Quote from the first line below through the line that contains "const xLabelValues = [0,30];", both included, and leave the pictures out.

-- BEGIN --

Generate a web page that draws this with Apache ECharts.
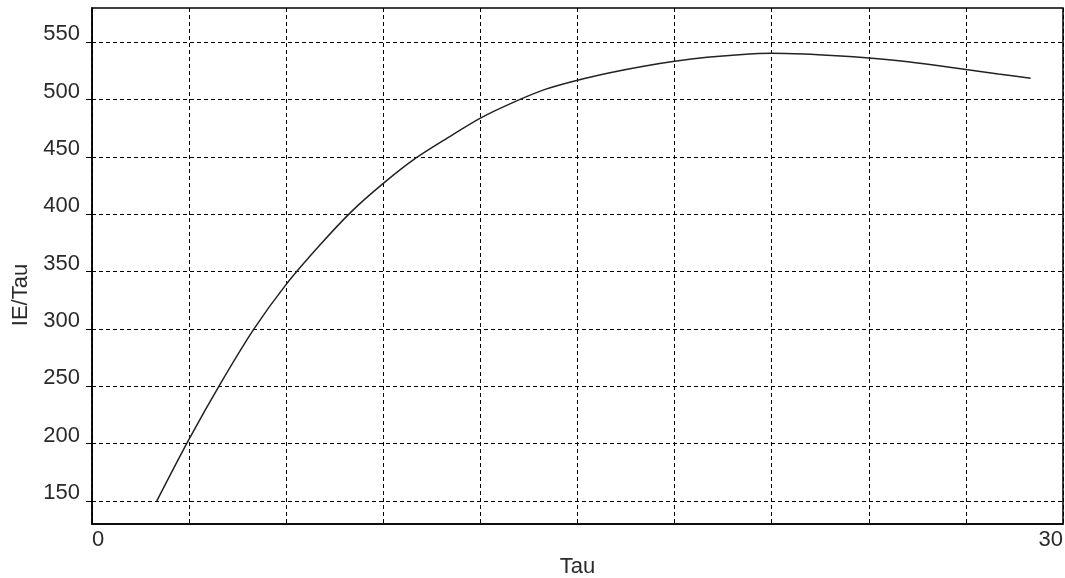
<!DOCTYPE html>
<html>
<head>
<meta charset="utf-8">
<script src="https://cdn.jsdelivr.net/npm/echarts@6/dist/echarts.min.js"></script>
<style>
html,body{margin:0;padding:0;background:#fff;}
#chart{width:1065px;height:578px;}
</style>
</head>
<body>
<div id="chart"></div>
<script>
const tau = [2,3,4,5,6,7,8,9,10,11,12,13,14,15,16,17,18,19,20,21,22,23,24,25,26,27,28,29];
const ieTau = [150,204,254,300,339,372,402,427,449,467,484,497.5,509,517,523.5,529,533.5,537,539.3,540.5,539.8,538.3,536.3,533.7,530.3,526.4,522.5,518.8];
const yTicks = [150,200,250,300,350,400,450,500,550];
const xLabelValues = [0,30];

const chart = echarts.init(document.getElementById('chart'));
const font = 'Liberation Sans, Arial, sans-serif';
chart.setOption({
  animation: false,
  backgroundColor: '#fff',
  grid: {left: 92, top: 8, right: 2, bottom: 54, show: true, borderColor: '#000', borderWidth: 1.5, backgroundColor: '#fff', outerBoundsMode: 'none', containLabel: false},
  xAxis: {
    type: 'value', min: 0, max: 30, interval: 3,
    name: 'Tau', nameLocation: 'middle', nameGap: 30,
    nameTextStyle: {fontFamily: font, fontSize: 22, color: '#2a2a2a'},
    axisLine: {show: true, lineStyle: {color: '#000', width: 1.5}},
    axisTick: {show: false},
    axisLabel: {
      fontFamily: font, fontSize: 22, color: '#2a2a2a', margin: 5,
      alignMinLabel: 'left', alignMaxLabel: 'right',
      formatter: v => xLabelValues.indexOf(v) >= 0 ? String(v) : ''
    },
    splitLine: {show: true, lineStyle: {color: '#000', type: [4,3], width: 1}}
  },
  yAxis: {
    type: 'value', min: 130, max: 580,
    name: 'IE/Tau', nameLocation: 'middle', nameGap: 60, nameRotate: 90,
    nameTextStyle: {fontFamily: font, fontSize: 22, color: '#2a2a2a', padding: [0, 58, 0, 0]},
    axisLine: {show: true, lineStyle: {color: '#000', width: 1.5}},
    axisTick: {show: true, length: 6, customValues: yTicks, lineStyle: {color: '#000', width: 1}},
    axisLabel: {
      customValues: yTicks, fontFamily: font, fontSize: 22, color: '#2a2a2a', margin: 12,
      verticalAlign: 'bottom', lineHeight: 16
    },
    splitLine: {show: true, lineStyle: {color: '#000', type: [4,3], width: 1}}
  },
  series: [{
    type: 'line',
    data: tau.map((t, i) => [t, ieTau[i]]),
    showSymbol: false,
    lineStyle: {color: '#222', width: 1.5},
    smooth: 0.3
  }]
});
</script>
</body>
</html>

-- END --

**ANSWER:**
Generate a web page that draws this with Apache ECharts.
<!DOCTYPE html>
<html>
<head>
<meta charset="utf-8">
<script src="https://cdn.jsdelivr.net/npm/echarts@6/dist/echarts.min.js"></script>
<style>
html,body{margin:0;padding:0;background:#fff;}
#chart{width:1065px;height:578px;}
</style>
</head>
<body>
<div id="chart"></div>
<script>
const tau = [2,3,4,5,6,7,8,9,10,11,12,13,14,15,16,17,18,19,20,21,22,23,24,25,26,27,28,29];
const ieTau = [150,204,254,300,339,372,402,427,449,467,484,497.5,509,517,523.5,529,533.5,537,539.3,540.5,539.8,538.3,536.3,533.7,530.3,526.4,522.5,518.8];
const yTicks = [150,200,250,300,350,400,450,500,550];
const xLabelValues = [0,30];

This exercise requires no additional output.